Request. All of the data must be printed exactly; please include every line.

Data provided.
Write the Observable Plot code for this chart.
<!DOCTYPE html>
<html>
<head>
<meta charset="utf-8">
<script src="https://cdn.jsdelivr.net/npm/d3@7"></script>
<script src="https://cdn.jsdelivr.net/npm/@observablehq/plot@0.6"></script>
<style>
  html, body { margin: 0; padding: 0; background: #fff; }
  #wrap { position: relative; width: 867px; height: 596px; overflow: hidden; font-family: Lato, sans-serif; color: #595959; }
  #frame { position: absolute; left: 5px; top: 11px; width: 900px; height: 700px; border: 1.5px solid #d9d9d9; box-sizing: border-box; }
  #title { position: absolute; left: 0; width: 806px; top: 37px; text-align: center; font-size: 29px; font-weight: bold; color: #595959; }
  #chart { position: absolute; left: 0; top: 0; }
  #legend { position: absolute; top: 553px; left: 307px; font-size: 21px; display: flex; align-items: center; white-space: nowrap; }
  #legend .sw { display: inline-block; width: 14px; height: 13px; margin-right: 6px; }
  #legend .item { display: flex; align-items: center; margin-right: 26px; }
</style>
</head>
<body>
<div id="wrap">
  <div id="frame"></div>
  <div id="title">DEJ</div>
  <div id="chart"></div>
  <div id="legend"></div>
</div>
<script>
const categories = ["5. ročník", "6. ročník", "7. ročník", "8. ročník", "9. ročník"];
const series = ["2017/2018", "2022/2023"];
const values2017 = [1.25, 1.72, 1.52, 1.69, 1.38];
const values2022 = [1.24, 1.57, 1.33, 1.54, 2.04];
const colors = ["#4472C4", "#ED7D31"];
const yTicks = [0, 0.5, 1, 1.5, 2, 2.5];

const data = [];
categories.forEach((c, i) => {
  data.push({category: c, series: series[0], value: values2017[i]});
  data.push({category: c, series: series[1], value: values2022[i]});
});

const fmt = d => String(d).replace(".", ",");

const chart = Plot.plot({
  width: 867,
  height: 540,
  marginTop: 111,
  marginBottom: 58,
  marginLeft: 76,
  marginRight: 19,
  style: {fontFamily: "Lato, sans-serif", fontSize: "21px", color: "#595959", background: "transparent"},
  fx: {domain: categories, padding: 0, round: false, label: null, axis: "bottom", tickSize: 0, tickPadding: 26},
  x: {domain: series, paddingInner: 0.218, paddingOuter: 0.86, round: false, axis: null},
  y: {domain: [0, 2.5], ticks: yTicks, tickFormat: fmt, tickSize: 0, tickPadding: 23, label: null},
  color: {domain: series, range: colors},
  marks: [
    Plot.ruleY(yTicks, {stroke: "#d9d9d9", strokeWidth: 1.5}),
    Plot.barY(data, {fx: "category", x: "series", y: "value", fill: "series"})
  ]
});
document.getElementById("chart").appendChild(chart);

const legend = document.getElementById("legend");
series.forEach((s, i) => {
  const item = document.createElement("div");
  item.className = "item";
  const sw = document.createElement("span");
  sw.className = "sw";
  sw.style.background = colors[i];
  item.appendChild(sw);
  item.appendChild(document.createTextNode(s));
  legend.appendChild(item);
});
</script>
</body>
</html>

Written reply.
Write the Observable Plot code for this chart.
<!DOCTYPE html>
<html>
<head>
<meta charset="utf-8">
<script src="https://cdn.jsdelivr.net/npm/d3@7"></script>
<script src="https://cdn.jsdelivr.net/npm/@observablehq/plot@0.6"></script>
<style>
  html, body { margin: 0; padding: 0; background: #fff; }
  #wrap { position: relative; width: 867px; height: 596px; overflow: hidden; font-family: Lato, sans-serif; color: #595959; }
  #frame { position: absolute; left: 5px; top: 11px; width: 900px; height: 700px; border: 1.5px solid #d9d9d9; box-sizing: border-box; }
  #title { position: absolute; left: 0; width: 806px; top: 37px; text-align: center; font-size: 29px; font-weight: bold; color: #595959; }
  #chart { position: absolute; left: 0; top: 0; }
  #legend { position: absolute; top: 553px; left: 307px; font-size: 21px; display: flex; align-items: center; white-space: nowrap; }
  #legend .sw { display: inline-block; width: 14px; height: 13px; margin-right: 6px; }
  #legend .item { display: flex; align-items: center; margin-right: 26px; }
</style>
</head>
<body>
<div id="wrap">
  <div id="frame"></div>
  <div id="title">DEJ</div>
  <div id="chart"></div>
  <div id="legend"></div>
</div>
<script>
const categories = ["5. ročník", "6. ročník", "7. ročník", "8. ročník", "9. ročník"];
const series = ["2017/2018", "2022/2023"];
const values2017 = [1.25, 1.72, 1.52, 1.69, 1.38];
const values2022 = [1.24, 1.57, 1.33, 1.54, 2.04];
const colors = ["#4472C4", "#ED7D31"];
const yTicks = [0, 0.5, 1, 1.5, 2, 2.5];

const data = [];
categories.forEach((c, i) => {
  data.push({category: c, series: series[0], value: values2017[i]});
  data.push({category: c, series: series[1], value: values2022[i]});
});

const fmt = d => String(d).replace(".", ",");

const chart = Plot.plot({
  width: 867,
  height: 540,
  marginTop: 111,
  marginBottom: 58,
  marginLeft: 76,
  marginRight: 19,
  style: {fontFamily: "Lato, sans-serif", fontSize: "21px", color: "#595959", background: "transparent"},
  fx: {domain: categories, padding: 0, round: false, label: null, axis: "bottom", tickSize: 0, tickPadding: 26},
  x: {domain: series, paddingInner: 0.218, paddingOuter: 0.86, round: false, axis: null},
  y: {domain: [0, 2.5], ticks: yTicks, tickFormat: fmt, tickSize: 0, tickPadding: 23, label: null},
  color: {domain: series, range: colors},
  marks: [
    Plot.ruleY(yTicks, {stroke: "#d9d9d9", strokeWidth: 1.5}),
    Plot.barY(data, {fx: "category", x: "series", y: "value", fill: "series"})
  ]
});
document.getElementById("chart").appendChild(chart);

const legend = document.getElementById("legend");
series.forEach((s, i) => {
  const item = document.createElement("div");
  item.className = "item";
  const sw = document.createElement("span");
  sw.className = "sw";
  sw.style.background = colors[i];
  item.appendChild(sw);
  item.appendChild(document.createTextNode(s));
  legend.appendChild(item);
});
</script>
</body>
</html>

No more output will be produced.